Is DiDi cheaper than a flagged taxi in Beijing?
Roughly equivalent for the basic ‘DiDi Express’ service, which dispatches official taxis at metered rates with no surcharge. DiDi Premier and Luxe are 30–80% pricier (better cars, English-friendly drivers, fixed fares). The DiDi convenience — destination pre-entered, in-app payment, ride tracking — usually outweighs the small price differences.
Are Beijing taxis safe for solo female travelers?
Generally yes, especially in DiDi where rides are tracked, drivers are vetted, and the in-app emergency button summons immediate response. Standard precautions apply: take an official taxi (never a black car), share your trip with a friend via DiDi or text, and trust your instincts if anything feels off — request to stop and exit at a populated spot like a hotel or 7-Eleven.
What’s the minimum Beijing taxi fare?
¥13 base fare plus the ¥1 fuel surcharge — ¥14 minimum. Most short city rides settle around ¥18–25.
Can I take a taxi to the Great Wall from Beijing?
Yes, but pre-arrange. Flagging a cab in central Beijing for a one-way Great Wall ride often ends with the driver refusing because of the empty return run. Better to book a fixed-fare DiDi premium with a wait-and-return option (¥800–1,200 for a half day) or use the dedicated tourist buses described in our Beijing to Great Wall transport guide.
What number do I call to report a Beijing taxi issue?
12328 is Beijing’s official transportation complaint hotline (Mandarin and limited English). Have the cab’s plate number, time, route, and fare details ready. For DiDi issues, use the in-app ‘Help & Customer Service’ button — they respond fast in English.

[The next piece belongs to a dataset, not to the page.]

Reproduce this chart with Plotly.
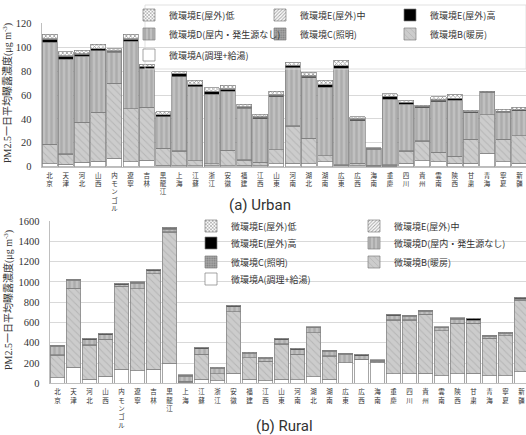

Final Word: Use Cabs Strategically
Beijing taxis are cheap, abundant, and reliable for the 80% of foreign visitors using either DiDi or flag-downs with a contactless credit card. Treat them as the natural complement to the metro: subway for routine sightseeing, taxi for late nights, awkward destinations, or anything involving real luggage. With this Beijing taxi guide in your pocket and a translation app on your phone, you have all the friction-removers you need.